In the past four years, hair removal has arguably advanced as much as it had in all previous history. High-power lasers, most commonly found in dermatologists’ and plastic surgeons’ offices, can eliminate most unwanted hair after only three to seven treatments. But just as exciting are less powerful devices called flashlamps, which are making their way into spas, delivering almost the same benefits as lasers but less expensively and more quickly. Flashlamp light, also referred to as “pulsed light,” is very similar to laser light but contains different colors of light blended together instead of just a single color. In terms of speed and price, flashlamp benefits outweigh the laser. Estheticians can learn how to use the flashlamp systems in a few hours and then treat a full pair of legs in less than 20 minutes.
Flashlamp systems also offer unique benefits for clients. The light pulses are not irritating or painful, but cause a sensation similar to that of a light snapping of a rubber band. In addition, flashlamp devices can be used even if the hair is less than 1/4-inch in length, and the treatments remove most hair for up to 12 weeks with some of the hair eliminated permanently.
“Pulsed-light devices are fairly new, but so far our experience tells us that they’re here to stay,” says David B. Vasily, MD, medical director of the Aesthetica Cosmetic and Laser Center in Bethlehem, Pennsylvania.
How it works
In a word, the principle by which flashlamp systems work is heat. The hand piece emits a beam of light, and the light is absorbed by the hair and converted to heat. As the hair follicles are heated, they become disabled, losing their ability to grow new hair for up to three months or more.
The scientific term for this heating process is selective photothermolysis. The pigment in the hair causes it to be selectively heated, and the tissue surrounding the hair follicle does not heat up significantly. Consequently, side effects, such as skin blistering or localized changes in skin color, are very rare. In fact, the main danger may well be operator error. However, flashlamp light diverges, similarly to a household light, versus going straight like a laser, making it much more difficult to burn. Think of it as a comparison to holding your hand over a hot stove burner versus touching one.
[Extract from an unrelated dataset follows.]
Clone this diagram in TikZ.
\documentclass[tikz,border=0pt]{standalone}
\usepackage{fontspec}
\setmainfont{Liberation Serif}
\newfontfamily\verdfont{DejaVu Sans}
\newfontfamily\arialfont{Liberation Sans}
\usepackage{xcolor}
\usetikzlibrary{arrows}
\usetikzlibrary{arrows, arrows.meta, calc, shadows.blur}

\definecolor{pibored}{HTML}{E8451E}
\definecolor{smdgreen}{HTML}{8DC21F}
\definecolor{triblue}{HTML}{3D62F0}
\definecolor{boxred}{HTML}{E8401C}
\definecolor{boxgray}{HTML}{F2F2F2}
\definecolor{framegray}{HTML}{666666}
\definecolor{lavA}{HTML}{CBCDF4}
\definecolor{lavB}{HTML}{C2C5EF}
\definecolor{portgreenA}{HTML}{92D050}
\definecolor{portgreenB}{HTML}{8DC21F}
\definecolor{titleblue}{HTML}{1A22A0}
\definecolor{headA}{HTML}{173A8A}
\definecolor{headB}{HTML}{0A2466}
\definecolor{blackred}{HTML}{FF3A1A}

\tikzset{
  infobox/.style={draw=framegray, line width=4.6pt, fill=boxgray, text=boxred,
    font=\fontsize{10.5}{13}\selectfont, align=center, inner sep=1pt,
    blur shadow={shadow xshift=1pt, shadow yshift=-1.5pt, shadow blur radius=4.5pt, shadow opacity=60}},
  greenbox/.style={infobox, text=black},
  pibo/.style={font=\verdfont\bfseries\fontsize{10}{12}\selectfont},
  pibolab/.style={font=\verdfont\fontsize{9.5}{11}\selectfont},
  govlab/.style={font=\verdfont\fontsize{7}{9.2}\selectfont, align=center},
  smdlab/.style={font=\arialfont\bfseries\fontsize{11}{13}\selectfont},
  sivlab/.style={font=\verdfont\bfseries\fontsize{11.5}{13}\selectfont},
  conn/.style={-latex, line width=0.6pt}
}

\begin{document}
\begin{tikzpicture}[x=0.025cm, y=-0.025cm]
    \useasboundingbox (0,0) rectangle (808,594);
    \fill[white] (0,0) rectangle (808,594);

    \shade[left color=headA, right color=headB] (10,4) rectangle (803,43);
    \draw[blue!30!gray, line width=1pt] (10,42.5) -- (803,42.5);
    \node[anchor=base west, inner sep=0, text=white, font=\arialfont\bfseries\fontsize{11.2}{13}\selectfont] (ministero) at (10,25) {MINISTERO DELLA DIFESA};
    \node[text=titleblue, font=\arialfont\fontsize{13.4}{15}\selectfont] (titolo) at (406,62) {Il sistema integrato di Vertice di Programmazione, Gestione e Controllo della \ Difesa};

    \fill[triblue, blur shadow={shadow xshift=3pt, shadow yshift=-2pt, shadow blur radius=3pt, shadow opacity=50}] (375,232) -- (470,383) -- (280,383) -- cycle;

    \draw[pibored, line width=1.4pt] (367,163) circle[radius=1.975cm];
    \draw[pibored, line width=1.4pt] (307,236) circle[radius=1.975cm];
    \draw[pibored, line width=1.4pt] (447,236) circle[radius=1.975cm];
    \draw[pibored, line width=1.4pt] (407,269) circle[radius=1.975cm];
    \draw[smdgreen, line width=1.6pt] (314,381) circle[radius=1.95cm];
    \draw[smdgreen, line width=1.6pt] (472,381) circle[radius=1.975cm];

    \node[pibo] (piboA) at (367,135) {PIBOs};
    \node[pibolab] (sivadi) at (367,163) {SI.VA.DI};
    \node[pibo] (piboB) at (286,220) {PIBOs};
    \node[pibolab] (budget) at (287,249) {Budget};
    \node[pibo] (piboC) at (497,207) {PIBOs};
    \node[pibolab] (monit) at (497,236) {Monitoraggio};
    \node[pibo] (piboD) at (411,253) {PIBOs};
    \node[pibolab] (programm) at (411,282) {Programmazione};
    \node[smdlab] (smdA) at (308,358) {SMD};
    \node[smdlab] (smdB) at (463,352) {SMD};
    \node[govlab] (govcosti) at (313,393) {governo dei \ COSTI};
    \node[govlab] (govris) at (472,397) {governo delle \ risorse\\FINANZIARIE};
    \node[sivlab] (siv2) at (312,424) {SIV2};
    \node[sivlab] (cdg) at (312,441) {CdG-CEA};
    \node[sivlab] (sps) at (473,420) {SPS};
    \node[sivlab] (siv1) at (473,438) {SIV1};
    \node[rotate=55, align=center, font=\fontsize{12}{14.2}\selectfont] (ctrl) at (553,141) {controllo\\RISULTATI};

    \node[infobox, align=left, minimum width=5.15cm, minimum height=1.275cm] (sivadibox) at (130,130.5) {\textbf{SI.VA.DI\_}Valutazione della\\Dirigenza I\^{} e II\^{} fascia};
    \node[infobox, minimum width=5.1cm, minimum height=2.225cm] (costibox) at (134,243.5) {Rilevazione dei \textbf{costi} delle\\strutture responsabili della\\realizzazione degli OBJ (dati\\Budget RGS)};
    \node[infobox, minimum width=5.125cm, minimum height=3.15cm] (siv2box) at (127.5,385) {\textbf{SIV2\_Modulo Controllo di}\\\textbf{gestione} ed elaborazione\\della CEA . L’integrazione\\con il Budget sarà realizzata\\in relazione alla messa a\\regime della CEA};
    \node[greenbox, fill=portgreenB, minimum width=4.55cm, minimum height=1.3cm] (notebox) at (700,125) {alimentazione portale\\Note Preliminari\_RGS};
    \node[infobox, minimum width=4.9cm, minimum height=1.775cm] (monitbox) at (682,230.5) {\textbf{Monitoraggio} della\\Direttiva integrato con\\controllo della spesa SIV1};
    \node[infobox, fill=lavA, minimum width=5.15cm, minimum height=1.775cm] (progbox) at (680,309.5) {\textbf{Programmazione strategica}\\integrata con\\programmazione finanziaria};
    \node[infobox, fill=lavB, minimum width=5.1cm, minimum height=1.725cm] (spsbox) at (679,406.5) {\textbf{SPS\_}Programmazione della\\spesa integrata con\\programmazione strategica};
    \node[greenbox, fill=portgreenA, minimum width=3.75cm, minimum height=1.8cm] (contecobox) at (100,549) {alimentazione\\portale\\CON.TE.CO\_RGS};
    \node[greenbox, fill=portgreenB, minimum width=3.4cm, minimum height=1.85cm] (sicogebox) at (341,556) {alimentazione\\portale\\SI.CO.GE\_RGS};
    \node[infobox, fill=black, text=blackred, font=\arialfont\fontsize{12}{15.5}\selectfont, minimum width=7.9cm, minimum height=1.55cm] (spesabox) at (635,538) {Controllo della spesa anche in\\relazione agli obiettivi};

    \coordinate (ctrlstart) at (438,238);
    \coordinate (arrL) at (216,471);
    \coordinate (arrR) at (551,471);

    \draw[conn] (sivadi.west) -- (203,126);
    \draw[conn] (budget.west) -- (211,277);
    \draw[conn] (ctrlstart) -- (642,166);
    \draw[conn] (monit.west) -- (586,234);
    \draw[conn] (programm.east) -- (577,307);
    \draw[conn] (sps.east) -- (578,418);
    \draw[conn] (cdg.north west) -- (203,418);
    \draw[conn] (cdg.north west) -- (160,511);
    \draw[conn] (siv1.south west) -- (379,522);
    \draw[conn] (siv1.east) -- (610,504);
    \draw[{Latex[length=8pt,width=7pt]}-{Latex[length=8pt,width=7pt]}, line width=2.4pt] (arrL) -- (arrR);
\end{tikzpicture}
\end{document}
While no state board has outright regulated that the treatment must be performed by a physician, in some states there is a strong message that physicians at least must be on the premises when the treatments are performed. However, in the majority of states, other professionals can use the device as long as a physician has taken responsibility for its use and agreed to be on call while it is used.
Manufacturers should be willing to share information on various state rules and regulations with you. You also may wish to consult your attorney before purchasing a system to determine what the laws are in your area.